■ STATED TASK ■
Repeat exactly the stretch of lines from the line containing "Convert this diagram to TikZ code." through the line containing "(0,0) rectangle (1055,486);", both included, and nothing else.
##### DATASET RECORDS
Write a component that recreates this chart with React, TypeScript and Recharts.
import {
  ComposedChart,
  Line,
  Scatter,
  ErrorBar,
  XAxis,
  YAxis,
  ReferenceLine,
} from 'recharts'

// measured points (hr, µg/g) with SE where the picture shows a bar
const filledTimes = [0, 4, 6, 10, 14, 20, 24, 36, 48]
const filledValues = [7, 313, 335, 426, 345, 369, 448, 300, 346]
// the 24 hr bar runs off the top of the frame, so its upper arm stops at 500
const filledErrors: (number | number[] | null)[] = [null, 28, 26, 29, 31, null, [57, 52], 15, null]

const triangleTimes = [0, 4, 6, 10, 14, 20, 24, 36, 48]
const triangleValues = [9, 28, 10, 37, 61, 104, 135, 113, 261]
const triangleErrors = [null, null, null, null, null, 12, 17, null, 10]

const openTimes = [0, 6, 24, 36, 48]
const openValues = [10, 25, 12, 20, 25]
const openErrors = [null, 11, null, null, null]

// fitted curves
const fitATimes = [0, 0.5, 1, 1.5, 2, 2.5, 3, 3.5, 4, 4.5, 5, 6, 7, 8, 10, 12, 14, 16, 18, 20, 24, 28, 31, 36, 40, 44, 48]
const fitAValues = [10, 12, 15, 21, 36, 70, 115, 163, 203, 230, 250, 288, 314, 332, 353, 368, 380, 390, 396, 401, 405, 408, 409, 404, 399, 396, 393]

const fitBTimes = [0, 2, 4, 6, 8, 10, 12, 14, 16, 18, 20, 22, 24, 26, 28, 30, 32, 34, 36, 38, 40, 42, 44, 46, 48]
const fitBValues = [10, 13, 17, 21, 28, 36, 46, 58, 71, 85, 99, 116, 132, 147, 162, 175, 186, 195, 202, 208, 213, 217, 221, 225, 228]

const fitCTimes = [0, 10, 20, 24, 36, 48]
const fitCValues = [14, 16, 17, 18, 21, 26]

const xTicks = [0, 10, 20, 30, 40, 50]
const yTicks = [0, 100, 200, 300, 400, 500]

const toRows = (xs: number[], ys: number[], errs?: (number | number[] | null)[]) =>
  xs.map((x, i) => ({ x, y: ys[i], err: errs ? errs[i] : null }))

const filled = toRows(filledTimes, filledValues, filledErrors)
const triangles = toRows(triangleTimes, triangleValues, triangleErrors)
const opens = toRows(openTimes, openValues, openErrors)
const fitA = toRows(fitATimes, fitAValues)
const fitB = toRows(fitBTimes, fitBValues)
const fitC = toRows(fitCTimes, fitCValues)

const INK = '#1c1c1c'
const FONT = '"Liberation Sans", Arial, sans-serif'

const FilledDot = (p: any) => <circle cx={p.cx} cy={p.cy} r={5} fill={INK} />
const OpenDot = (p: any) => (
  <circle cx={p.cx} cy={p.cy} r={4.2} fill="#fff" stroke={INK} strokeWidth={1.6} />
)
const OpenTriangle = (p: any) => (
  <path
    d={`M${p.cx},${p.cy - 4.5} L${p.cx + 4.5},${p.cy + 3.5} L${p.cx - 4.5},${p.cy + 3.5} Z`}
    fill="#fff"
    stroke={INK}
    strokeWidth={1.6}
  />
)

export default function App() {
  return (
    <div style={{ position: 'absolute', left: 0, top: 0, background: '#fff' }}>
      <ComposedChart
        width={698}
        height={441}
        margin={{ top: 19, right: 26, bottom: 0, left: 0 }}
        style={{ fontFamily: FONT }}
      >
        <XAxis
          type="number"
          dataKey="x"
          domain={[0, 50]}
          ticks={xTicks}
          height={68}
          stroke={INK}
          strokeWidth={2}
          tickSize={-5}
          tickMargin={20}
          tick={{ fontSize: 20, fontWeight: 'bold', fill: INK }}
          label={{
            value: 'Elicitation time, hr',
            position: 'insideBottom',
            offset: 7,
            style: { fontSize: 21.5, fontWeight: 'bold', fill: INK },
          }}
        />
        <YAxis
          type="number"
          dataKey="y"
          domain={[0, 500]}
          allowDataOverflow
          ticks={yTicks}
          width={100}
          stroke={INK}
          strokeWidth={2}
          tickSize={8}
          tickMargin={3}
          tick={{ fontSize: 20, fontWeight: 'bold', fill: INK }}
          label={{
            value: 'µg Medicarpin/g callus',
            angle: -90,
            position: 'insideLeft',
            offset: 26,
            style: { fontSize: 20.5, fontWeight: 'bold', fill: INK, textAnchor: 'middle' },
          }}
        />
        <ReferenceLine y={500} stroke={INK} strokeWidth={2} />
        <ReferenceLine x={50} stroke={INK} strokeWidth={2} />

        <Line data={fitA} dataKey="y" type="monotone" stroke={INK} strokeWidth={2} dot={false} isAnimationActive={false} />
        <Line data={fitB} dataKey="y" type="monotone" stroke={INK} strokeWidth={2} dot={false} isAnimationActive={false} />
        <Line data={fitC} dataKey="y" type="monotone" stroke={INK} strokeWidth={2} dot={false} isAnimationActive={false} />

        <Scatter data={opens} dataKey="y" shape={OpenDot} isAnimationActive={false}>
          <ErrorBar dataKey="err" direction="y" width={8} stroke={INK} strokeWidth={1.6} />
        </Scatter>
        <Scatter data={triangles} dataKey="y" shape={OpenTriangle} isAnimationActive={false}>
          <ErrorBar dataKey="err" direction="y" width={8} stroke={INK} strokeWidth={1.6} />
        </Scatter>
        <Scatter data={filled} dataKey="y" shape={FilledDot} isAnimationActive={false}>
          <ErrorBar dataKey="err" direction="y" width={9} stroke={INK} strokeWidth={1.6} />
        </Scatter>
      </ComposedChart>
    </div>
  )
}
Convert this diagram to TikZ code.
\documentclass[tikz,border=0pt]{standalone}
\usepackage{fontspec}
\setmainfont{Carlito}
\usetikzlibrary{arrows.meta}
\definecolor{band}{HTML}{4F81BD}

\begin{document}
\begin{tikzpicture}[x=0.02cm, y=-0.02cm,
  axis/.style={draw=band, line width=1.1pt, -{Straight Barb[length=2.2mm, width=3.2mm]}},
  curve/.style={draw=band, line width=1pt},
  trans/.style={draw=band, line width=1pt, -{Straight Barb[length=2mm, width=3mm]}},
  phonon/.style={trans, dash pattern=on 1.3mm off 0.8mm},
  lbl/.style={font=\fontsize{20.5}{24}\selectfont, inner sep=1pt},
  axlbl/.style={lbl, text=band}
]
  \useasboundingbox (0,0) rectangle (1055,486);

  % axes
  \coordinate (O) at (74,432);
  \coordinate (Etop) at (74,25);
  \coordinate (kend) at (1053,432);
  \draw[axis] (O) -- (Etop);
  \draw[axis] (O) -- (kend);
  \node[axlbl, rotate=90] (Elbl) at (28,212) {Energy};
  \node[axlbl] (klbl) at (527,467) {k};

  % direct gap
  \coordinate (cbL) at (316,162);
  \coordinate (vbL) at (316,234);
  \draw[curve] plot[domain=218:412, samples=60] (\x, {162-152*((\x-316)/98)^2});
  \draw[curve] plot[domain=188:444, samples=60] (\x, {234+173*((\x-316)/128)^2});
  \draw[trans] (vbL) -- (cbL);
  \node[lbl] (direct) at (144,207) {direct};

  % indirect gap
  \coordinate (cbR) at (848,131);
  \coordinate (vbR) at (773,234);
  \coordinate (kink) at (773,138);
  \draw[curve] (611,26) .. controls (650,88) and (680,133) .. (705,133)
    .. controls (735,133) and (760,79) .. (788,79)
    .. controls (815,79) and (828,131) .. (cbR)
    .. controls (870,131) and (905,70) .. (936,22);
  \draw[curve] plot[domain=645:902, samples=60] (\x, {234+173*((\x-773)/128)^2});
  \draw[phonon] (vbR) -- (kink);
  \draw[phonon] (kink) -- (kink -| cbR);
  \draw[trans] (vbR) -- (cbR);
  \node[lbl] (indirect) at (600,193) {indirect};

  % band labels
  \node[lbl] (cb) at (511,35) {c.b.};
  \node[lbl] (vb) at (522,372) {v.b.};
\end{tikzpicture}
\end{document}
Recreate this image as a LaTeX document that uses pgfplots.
##########
■ SOLUTION TO THIS TASK ■
Convert this diagram to TikZ code.
\documentclass[tikz,border=0pt]{standalone}
\usepackage{fontspec}
\setmainfont{Carlito}
\usetikzlibrary{arrows.meta}
\definecolor{band}{HTML}{4F81BD}

\begin{document}
\begin{tikzpicture}[x=0.02cm, y=-0.02cm,
  axis/.style={draw=band, line width=1.1pt, -{Straight Barb[length=2.2mm, width=3.2mm]}},
  curve/.style={draw=band, line width=1pt},
  trans/.style={draw=band, line width=1pt, -{Straight Barb[length=2mm, width=3mm]}},
  phonon/.style={trans, dash pattern=on 1.3mm off 0.8mm},
  lbl/.style={font=\fontsize{20.5}{24}\selectfont, inner sep=1pt},
  axlbl/.style={lbl, text=band}
]
  \useasboundingbox (0,0) rectangle (1055,486);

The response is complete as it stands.